第一次看这部电影是在朋友家里,看完之后,我们心照不宣地沉默,随后一声不吭地回家,泪水代替言语。为了平复情绪,我一口气走了两个小时到家,一路上在手机反复敲出文字又删除,树荫下走过不同的人影,岛国的花海和鄂西南的桃树好像会历经相同的感受。
松子的一生都在爱人,即便满身伤痕。在心理学上有这样一种现象叫做“强迫性重复”,意指我们会不知不觉的,在人际关系尤其是亲密关系当中,不断重复我们童年时期印象最深刻的创伤或者创伤发生时的情境。于是回过头看,松子爱上的每个男人身上都有着和父亲一样的特点:不能以松子想要的方式回应她。所以松子不断地重复着童年时的心理创伤,理智被情欲裹挟吞噬直到化为灰烬。
松子的一生是彻头彻尾的悲剧。她处处碰壁,她遇人不淑,她被蒙在鼓里,她一败涂地。于是这样一个被人群,被世界,被命运嫌弃且抛弃的松子就这样水灵灵地被搬上了荧幕。与灰姑娘白雪公主相比,这个女主角显得另类而可悲。但是把生活过的乱七八糟的不只是她,还有陪着她无声流泪的每个我们。在这个意义上来说,她是如此的平常而真实。只是我们都不敢保证在拥有松子同款童年之后是否会比松子更加凌乱不堪,如果是我,我一定会在贴吧上写下“世界光怪陆离,人类一败涂地”等戾气十足的语录来逃避现实。而松子仍在忍受着剧痛的伤口孜孜不倦的给予他人爱。又有几个人能像松子一样扮鬼脸逗父亲开心,在阳台的栏杆上踌躇,鼻青脸肿后还是不愿告别这个世界,苦守阿龙,不断地告诉自己“all is well”。只是世界对松子太过糟糕,它是那么冷漠,残酷又自私。松子的真诚与善良总是无处可寻,走在路上没有半点回响。

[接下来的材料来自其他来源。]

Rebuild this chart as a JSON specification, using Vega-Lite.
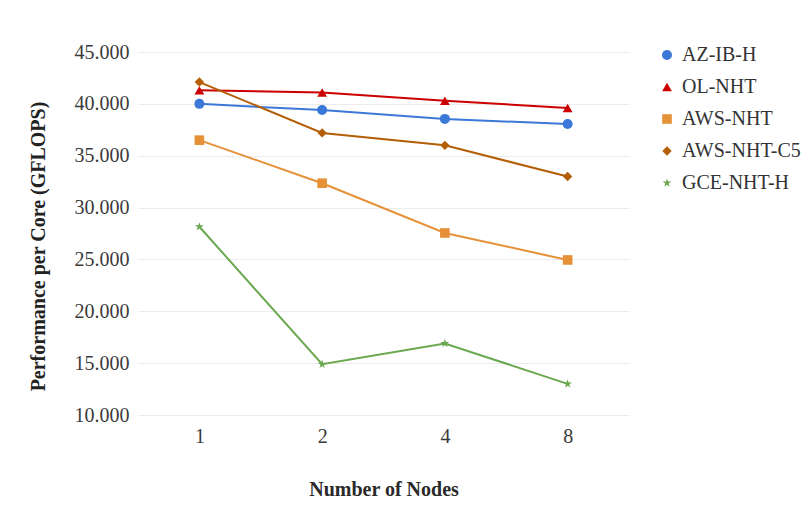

也许,这样看来,松子的结局是再好不过了。与其让她再次陷入爱与被爱的漩涡,被生活的刺扎的生疼,不如终止她悲剧性的一生。电影的最后,松子在河边被一群无知的孩童用棒球棍击打头部,她趴在草地上,她挣扎着往前爬过,就像她的人生,虽然很痛苦却依旧挣扎着向前爬,终于,她爬不动了。镜头穿过黑暗,略过蜿蜒的河面,向黄昏中延伸,年少美丽动人的松子嘴里唱着欢快的歌,踩着鲜花一步一步地走向台阶,回过头,父亲在灯光处向她微笑。原来,不需要特意取悦父亲,父亲也能流露出发自内心的喜悦,因为她就在那儿,松子就在那儿。于是最后她终于不再悲伤,她获得了她最想得到的。
再次抬头时,松子又与她的妹妹打了照面。台阶的尽头的无限的光明。我相信光明之后的世界铺满鲜花,松子无需将就一生,也不必那样宽容,更重要的是,松子将忘却一切痛苦,在每次说出“我回来了”时都能听到回应。
松子的一生都在寻找光芒,但她不知道自己早已是他人的光芒。面对血淋淋的苦痛,她用乐观点亮了阴暗处的犄角旮旯。
一边奔跑一边舞蹈的松子;笑响点亮了四面的风的松子,生而为人,对不起。这世界不配有你。